Robinson again knocks Gov’t over low growth
Opposition spokesman on finance Julian Robinson on Thursday again hammered the Government over its economic policies that, he insisted, have trapped Jamaica in a “pattern of chronically low economic growth for years”.
Making his contribution to the 2026/27 Budget Debate in the House of Representatives, Robinson said it’s time for the country to break the low wage growth cycle so more Jamaicans can enjoy a higher standard of living.
He said the pattern of chronically low economic growth has significant consequences for how Jamaicans live.
“It shows up in wages that do not go far enough, in public services that are perpetually under-resourced, in young people who cannot find work that reflects their abilities, and in the frustration of a population that knows this country has more to offer than what it is currently delivering,” said Robinson.
He said that what makes this particularly troubling is that the Government’s own fiscal policy paper projects that after a brief recovery period following Hurricane Melissa, which struck sections of the island last October, with uptick reaching around three per cent growth by 2029, “The economy will settle back to a steady growth rate of one per cent. That number is right there in their own documents.”
“And at one per cent growth living standards do not improve in any meaningful way. The gap between what Jamaica could be and what it actually becomes widens with every year we accept that rate. We should all be alarmed by that projection,” he argued.
In terms of the path ahead, Robinson posited that “the Government’s budget must be accompanied by a clear sense of direction”.
“The immediate priority has to be restoring Jamaica’s productive capacity to at least the level it was at before Hurricane Melissa struck.
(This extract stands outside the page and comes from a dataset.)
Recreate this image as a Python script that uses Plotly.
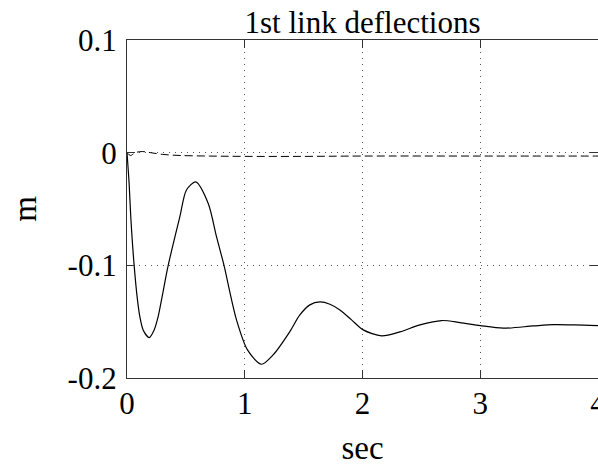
import plotly.graph_objects as go

# Data
t_solid = [0, 0.018, 0.032, 0.061, 0.089, 0.109, 0.137, 0.188, 0.2305, 0.2645, 0.293, 0.349,
           0.449, 0.505, 0.583, 0.689, 0.760, 0.825, 0.882, 0.930, 1.023, 1.142,
           1.241, 1.383, 1.468, 1.553, 1.638, 1.723, 1.808, 1.907, 2.006, 2.162, 2.318,
           2.488, 2.672, 2.828, 3.0, 3.195, 3.45, 3.62, 3.8, 4.0]
y_solid = [0, -0.0272, -0.0568, -0.1005, -0.1307, -0.1455, -0.1573, -0.1641, -0.1573, -0.1455,
           -0.1307, -0.1005, -0.0568, -0.0331, -0.026, -0.0449, -0.0745, -0.1005, -0.1278,
           -0.1484, -0.175, -0.1878, -0.1795, -0.1588, -0.144, -0.1351, -0.1325,
           -0.1345, -0.1396, -0.1484, -0.1573, -0.1626, -0.1591, -0.1529, -0.149, -0.1508,
           -0.1535, -0.1558, -0.1538, -0.1526, -0.1528, -0.1535]

t_dash = [0, 0.03, 0.07, 0.13, 0.2, 0.3, 0.45, 0.7, 1.0, 1.5, 2.0, 3.0, 4.0]
y_dash = [0, -0.0025, 0.0, 0.001, 0.0, -0.0015, -0.0025, -0.003, -0.0033, -0.0033, -0.003, -0.003, -0.003]

x_ticks = [0, 1, 2, 3, 4]
y_ticks = [-0.2, -0.1, 0, 0.1]
y_tick_text = ["-0.2", "-0.1", "0", "0.1"]

FONT = "Times New Roman, Liberation Serif, Tinos, serif"

fig = go.Figure()
fig.add_trace(go.Scatter(x=t_dash, y=y_dash, mode="lines",
                         line=dict(color="black", width=1, dash="8px,4px", shape="spline"),
                         showlegend=False))
fig.add_trace(go.Scatter(x=t_solid, y=y_solid, mode="lines",
                         line=dict(color="black", width=1.2, shape="spline", smoothing=0.8),
                         showlegend=False))

axis_common = dict(
    showline=True, linecolor="#333", linewidth=1.2, mirror="allticks",
    ticks="inside", ticklen=8, tickcolor="#333", tickwidth=1.2,
    showgrid=True, gridcolor="#555", griddash="1px,5px", gridwidth=1,
    zeroline=False, tickfont=dict(family=FONT, size=31, color="black"),
    ticklabeloverflow="allow", automargin=False,
)

fig.update_layout(
    width=598, height=466,
    margin=dict(l=127, r=0, t=40, b=88),
    paper_bgcolor="white", plot_bgcolor="white",
    font=dict(family=FONT, size=31, color="black"),
    title=dict(text="1st link deflections", x=0.5, xref="paper", xanchor="center",
               y=1 - 22 / 466, yref="container", yanchor="middle",
               font=dict(family=FONT, size=31, color="black"), automargin=False),
    xaxis=dict(range=[0, 4], tickvals=x_ticks, ticktext=[str(v) for v in x_ticks],
               title=dict(text="sec", font=dict(family=FONT, size=33), standoff=32),
               ticklabelstandoff=-2, **axis_common),
    yaxis=dict(range=[-0.2, 0.1], tickvals=y_ticks, ticktext=y_tick_text,
               title=dict(text="m", font=dict(family=FONT, size=33), standoff=21),
               ticklabelstandoff=3, **axis_common),
)

fig.write_html("out.html")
That must be the floor, not the ceiling,” he said.
But he noted that recovery is the starting point, not the destination, “and any Government that presents recovery as an achievement in itself is setting an unacceptably low bar for what this country can and should become”.
The deeper problem, he argued, “is one that pre-dates the hurricane and will outlast it if we do not address it seriously”.
He repeated the suggestion he made during last year’s budget debate for the Government to concentrate on the Four-E strategy in its drive to spur economic growth.
“Last year, I laid out our Four-E strategy in detail, covering energy, efficiency, education, and the emerging sectors. Some of the core arguments I made have not become less relevant since I made them. If anything, the hurricane has made them more urgent,” he said.
In that budget presentation Robinson had argued that, “If all we do is tinker around the edges, which this Government continues to do, our economy will remain stagnant — trapped in a low-value-added, low-income system that simply cannot deliver a better quality of life for the majority of the Jamaican people.”